■ Work to do ■
Exclude the pictures, then copy word for word the lines running from the beginning of the records through the line with "16, 10.4, 5.3, 1.7]".

■ Given information ■
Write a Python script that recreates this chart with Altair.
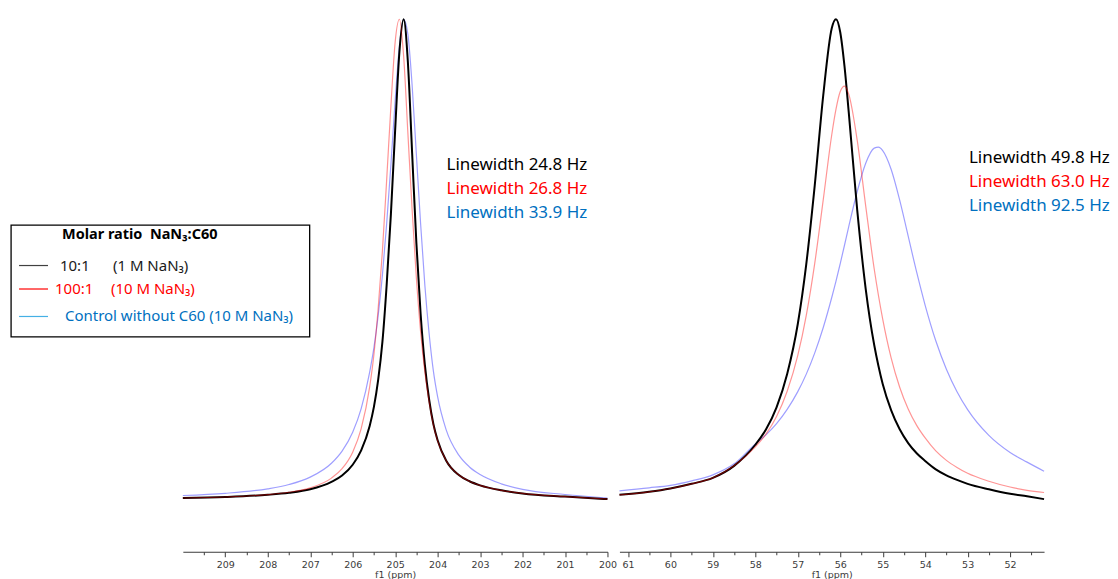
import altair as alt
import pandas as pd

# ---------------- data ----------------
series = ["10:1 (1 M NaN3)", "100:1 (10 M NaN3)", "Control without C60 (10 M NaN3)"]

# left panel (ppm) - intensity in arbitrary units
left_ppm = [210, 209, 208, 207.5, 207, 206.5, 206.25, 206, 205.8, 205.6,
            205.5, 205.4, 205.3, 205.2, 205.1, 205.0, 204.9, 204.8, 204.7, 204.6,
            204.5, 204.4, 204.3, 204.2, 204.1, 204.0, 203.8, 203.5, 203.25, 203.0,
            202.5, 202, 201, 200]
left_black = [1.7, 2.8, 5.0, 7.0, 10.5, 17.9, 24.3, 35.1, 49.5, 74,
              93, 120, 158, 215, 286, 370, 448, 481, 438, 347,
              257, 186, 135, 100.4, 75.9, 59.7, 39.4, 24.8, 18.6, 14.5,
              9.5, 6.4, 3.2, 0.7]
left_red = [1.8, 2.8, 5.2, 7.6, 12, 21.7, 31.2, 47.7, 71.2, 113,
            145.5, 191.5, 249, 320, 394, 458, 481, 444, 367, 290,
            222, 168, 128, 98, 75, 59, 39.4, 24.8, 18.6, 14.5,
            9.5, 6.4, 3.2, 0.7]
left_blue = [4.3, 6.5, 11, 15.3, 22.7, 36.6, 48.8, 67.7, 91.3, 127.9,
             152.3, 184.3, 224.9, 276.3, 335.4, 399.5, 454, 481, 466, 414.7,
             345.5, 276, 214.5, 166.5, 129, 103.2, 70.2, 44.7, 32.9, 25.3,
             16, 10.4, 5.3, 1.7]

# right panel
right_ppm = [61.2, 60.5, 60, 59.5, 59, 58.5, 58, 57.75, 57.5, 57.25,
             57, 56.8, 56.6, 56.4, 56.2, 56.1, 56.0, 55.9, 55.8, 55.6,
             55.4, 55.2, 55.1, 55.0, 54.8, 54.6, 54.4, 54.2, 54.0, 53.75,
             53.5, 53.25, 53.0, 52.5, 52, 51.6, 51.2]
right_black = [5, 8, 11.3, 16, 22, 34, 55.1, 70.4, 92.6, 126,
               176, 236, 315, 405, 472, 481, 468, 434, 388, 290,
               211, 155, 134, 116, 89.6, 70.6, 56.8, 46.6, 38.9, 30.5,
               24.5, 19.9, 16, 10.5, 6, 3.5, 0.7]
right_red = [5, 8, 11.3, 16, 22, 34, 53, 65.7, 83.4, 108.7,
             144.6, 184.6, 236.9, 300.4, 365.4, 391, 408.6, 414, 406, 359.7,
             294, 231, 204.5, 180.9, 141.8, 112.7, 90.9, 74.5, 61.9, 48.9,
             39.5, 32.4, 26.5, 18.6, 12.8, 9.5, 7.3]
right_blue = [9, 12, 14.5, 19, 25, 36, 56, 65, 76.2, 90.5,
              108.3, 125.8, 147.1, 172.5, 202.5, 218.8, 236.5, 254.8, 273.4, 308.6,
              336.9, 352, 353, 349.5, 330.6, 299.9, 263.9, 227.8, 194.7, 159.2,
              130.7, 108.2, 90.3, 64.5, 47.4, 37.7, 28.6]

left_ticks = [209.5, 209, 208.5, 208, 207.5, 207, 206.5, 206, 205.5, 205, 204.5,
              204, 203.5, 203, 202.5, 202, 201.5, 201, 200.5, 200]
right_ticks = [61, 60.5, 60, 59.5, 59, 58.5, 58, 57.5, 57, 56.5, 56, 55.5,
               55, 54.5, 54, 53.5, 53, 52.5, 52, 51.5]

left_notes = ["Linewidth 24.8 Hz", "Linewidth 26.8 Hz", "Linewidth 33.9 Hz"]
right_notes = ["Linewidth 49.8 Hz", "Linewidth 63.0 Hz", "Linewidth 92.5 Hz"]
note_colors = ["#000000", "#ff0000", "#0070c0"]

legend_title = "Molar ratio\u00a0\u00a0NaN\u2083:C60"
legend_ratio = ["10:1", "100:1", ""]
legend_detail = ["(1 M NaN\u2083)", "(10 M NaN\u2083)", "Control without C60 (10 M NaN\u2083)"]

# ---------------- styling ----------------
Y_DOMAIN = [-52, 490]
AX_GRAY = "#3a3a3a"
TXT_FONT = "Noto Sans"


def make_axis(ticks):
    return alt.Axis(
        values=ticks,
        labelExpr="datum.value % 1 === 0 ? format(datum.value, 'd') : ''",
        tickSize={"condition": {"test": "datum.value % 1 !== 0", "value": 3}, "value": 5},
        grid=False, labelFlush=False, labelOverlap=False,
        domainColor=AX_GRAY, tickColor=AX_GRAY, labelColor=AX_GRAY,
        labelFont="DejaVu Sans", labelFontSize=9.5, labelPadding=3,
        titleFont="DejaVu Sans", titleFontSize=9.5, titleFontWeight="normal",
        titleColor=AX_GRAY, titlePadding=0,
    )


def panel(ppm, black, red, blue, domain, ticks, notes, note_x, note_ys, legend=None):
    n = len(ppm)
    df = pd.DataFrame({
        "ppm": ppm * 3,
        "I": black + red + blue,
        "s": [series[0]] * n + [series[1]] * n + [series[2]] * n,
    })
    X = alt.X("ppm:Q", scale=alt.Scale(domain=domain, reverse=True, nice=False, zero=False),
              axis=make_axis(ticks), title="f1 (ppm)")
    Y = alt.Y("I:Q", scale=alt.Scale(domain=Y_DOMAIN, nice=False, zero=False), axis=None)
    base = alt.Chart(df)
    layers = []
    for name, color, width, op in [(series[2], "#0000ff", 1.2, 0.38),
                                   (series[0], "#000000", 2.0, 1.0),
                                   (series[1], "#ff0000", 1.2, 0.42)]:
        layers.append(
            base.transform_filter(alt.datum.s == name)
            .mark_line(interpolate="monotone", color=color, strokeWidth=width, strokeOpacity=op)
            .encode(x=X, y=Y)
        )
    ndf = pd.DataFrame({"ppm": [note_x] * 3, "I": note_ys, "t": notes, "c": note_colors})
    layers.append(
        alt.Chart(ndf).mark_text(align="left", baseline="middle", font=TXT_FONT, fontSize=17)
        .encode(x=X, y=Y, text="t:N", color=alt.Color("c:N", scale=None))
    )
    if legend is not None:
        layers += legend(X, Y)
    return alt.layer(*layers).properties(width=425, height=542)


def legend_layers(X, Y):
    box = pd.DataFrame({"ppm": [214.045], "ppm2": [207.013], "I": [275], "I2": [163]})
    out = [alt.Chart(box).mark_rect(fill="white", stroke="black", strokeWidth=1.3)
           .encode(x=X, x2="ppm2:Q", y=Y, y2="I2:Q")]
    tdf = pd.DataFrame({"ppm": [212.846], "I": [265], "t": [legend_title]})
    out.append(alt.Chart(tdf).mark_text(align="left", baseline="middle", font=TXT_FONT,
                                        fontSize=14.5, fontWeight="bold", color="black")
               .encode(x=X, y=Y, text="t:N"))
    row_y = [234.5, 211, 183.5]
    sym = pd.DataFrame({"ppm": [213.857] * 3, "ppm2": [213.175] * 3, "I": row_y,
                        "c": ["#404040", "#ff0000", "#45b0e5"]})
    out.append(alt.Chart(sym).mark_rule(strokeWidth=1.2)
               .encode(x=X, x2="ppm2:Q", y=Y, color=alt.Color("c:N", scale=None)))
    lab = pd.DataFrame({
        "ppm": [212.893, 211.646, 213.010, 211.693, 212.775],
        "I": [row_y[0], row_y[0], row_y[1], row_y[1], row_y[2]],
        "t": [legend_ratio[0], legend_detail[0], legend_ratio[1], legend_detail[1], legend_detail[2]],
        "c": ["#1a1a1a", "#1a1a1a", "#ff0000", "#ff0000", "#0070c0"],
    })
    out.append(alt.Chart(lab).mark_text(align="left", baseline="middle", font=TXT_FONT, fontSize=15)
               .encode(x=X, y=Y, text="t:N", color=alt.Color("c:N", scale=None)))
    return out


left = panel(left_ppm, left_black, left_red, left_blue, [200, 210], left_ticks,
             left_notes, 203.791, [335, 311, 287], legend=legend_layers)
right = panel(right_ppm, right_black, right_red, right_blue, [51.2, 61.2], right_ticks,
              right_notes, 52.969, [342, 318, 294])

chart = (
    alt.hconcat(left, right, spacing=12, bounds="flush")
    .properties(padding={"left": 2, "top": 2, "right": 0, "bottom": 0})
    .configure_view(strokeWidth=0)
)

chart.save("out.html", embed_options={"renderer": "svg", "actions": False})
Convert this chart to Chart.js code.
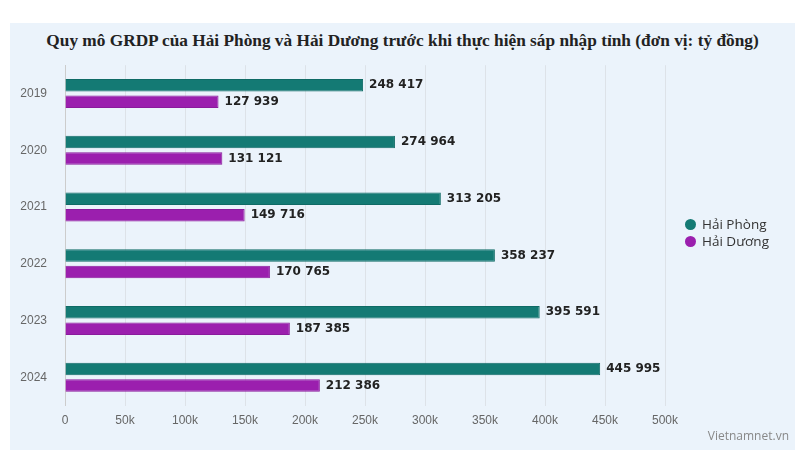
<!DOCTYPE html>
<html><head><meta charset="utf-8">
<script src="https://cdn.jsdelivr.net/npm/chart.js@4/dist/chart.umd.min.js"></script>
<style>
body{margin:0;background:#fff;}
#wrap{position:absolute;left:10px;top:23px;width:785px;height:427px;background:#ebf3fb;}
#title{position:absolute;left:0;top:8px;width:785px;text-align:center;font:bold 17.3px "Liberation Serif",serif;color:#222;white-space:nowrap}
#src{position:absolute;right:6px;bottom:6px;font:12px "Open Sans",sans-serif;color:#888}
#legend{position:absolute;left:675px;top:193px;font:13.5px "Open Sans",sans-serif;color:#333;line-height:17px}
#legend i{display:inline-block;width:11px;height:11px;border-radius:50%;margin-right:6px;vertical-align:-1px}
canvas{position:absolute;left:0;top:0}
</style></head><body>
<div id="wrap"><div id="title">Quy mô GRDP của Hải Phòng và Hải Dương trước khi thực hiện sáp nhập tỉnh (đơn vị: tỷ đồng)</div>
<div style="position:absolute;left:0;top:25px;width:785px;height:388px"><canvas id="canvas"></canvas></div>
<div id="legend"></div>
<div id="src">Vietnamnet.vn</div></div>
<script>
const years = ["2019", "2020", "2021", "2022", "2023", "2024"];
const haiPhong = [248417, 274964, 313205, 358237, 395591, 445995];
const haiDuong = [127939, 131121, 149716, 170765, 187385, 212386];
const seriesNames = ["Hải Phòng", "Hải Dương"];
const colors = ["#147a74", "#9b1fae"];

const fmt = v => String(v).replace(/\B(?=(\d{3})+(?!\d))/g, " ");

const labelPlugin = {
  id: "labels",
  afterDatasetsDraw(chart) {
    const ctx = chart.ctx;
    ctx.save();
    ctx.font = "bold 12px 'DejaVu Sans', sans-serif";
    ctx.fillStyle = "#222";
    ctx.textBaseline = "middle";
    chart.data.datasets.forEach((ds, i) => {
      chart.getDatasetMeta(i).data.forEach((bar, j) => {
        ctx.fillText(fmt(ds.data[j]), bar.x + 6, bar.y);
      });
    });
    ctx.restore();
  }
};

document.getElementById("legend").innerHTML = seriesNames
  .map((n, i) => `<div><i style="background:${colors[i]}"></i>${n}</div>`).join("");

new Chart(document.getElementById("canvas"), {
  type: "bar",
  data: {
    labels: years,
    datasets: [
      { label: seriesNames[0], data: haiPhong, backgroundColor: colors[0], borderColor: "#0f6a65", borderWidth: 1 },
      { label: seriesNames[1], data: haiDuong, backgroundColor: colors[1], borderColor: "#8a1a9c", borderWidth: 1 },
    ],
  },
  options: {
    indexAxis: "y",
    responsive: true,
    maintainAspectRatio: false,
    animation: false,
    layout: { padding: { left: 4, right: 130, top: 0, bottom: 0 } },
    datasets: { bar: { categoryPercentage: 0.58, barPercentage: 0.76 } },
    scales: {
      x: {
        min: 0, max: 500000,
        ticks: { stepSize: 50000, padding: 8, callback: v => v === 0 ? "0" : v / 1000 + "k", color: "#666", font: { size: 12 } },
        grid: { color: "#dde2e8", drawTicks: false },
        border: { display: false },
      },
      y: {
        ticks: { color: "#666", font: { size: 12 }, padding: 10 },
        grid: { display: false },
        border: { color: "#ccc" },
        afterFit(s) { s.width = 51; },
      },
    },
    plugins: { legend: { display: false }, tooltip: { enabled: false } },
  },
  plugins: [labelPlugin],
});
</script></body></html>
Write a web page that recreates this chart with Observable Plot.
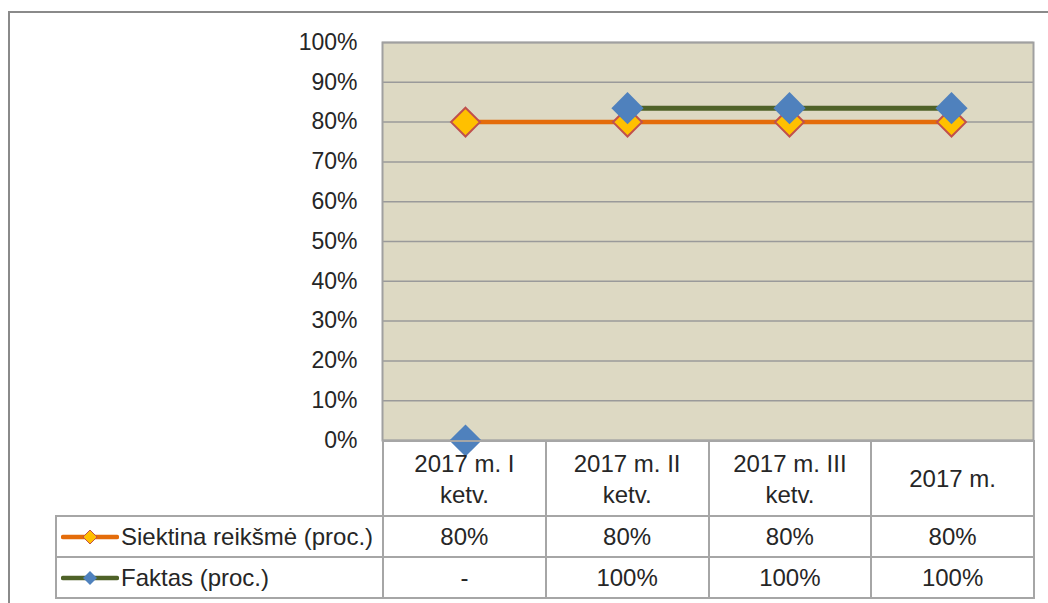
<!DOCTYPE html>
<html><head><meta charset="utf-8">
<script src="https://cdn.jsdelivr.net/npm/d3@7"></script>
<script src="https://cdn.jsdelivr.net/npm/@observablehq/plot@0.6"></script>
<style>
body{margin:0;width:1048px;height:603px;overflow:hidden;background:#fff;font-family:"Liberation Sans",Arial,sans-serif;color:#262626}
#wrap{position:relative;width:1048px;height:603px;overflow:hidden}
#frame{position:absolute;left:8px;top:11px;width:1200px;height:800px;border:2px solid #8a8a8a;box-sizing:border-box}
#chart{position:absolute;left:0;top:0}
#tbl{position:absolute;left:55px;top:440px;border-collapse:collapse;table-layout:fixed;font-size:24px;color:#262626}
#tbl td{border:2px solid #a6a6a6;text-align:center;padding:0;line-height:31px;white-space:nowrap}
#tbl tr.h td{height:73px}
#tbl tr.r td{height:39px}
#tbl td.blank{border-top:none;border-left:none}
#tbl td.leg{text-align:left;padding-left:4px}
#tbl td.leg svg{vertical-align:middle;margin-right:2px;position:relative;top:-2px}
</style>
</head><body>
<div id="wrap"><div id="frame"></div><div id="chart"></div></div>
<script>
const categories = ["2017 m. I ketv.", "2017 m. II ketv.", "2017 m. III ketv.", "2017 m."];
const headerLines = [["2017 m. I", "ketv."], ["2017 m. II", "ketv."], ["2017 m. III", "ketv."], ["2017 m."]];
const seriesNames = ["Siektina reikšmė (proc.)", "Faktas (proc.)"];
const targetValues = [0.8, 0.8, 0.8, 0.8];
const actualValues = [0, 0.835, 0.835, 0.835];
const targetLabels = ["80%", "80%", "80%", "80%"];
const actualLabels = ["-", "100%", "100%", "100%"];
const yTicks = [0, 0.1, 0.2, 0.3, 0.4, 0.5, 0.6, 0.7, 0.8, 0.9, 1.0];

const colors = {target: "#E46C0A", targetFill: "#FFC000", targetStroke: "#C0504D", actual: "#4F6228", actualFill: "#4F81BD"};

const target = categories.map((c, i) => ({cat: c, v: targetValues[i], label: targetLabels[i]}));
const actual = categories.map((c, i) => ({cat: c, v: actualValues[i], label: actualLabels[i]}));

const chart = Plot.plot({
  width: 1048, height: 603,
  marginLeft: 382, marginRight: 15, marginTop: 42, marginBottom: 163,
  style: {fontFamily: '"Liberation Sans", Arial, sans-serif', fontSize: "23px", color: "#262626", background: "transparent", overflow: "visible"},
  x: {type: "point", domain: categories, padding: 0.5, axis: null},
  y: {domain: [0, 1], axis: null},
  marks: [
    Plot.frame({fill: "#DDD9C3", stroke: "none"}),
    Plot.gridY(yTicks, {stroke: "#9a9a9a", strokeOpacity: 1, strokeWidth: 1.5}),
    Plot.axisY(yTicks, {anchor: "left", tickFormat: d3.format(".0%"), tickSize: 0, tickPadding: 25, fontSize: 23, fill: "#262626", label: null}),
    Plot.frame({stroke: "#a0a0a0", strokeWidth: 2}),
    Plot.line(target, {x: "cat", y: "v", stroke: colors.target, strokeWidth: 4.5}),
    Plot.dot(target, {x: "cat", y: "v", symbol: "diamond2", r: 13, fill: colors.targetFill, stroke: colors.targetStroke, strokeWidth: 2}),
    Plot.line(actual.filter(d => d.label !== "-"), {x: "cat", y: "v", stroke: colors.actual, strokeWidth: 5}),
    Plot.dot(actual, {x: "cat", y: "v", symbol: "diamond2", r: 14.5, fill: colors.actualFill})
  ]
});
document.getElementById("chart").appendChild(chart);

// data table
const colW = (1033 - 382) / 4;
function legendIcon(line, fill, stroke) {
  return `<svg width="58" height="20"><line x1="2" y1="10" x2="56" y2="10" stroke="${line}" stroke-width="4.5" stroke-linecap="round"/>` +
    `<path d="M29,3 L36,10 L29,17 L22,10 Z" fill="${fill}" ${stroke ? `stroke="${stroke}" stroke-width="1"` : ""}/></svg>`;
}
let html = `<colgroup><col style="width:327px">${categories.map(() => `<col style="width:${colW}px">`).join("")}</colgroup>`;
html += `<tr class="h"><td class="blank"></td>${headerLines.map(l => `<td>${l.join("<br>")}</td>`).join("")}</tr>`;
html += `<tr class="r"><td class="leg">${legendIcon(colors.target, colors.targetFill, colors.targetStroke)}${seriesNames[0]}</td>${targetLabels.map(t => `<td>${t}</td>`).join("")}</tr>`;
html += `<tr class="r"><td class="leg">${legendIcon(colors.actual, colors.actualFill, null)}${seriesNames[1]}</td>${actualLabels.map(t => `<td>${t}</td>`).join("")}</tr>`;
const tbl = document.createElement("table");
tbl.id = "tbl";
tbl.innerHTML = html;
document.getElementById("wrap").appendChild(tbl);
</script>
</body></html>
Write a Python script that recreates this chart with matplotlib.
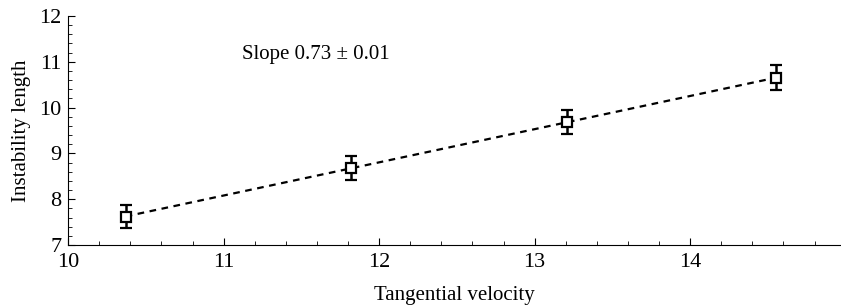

■ Output of the task ■
Write a Python script that recreates this chart with Altair.
import altair as alt
import pandas as pd

# ---------------- data ----------------
series = ["10:1 (1 M NaN3)", "100:1 (10 M NaN3)", "Control without C60 (10 M NaN3)"]

# left panel (ppm) - intensity in arbitrary units
left_ppm = [210, 209, 208, 207.5, 207, 206.5, 206.25, 206, 205.8, 205.6,
            205.5, 205.4, 205.3, 205.2, 205.1, 205.0, 204.9, 204.8, 204.7, 204.6,
            204.5, 204.4, 204.3, 204.2, 204.1, 204.0, 203.8, 203.5, 203.25, 203.0,
            202.5, 202, 201, 200]
left_black = [1.7, 2.8, 5.0, 7.0, 10.5, 17.9, 24.3, 35.1, 49.5, 74,
              93, 120, 158, 215, 286, 370, 448, 481, 438, 347,
              257, 186, 135, 100.4, 75.9, 59.7, 39.4, 24.8, 18.6, 14.5,
              9.5, 6.4, 3.2, 0.7]
left_red = [1.8, 2.8, 5.2, 7.6, 12, 21.7, 31.2, 47.7, 71.2, 113,
            145.5, 191.5, 249, 320, 394, 458, 481, 444, 367, 290,
            222, 168, 128, 98, 75, 59, 39.4, 24.8, 18.6, 14.5,
            9.5, 6.4, 3.2, 0.7]
left_blue = [4.3, 6.5, 11, 15.3, 22.7, 36.6, 48.8, 67.7, 91.3, 127.9,
             152.3, 184.3, 224.9, 276.3, 335.4, 399.5, 454, 481, 466, 414.7,
             345.5, 276, 214.5, 166.5, 129, 103.2, 70.2, 44.7, 32.9, 25.3,
             16, 10.4, 5.3, 1.7]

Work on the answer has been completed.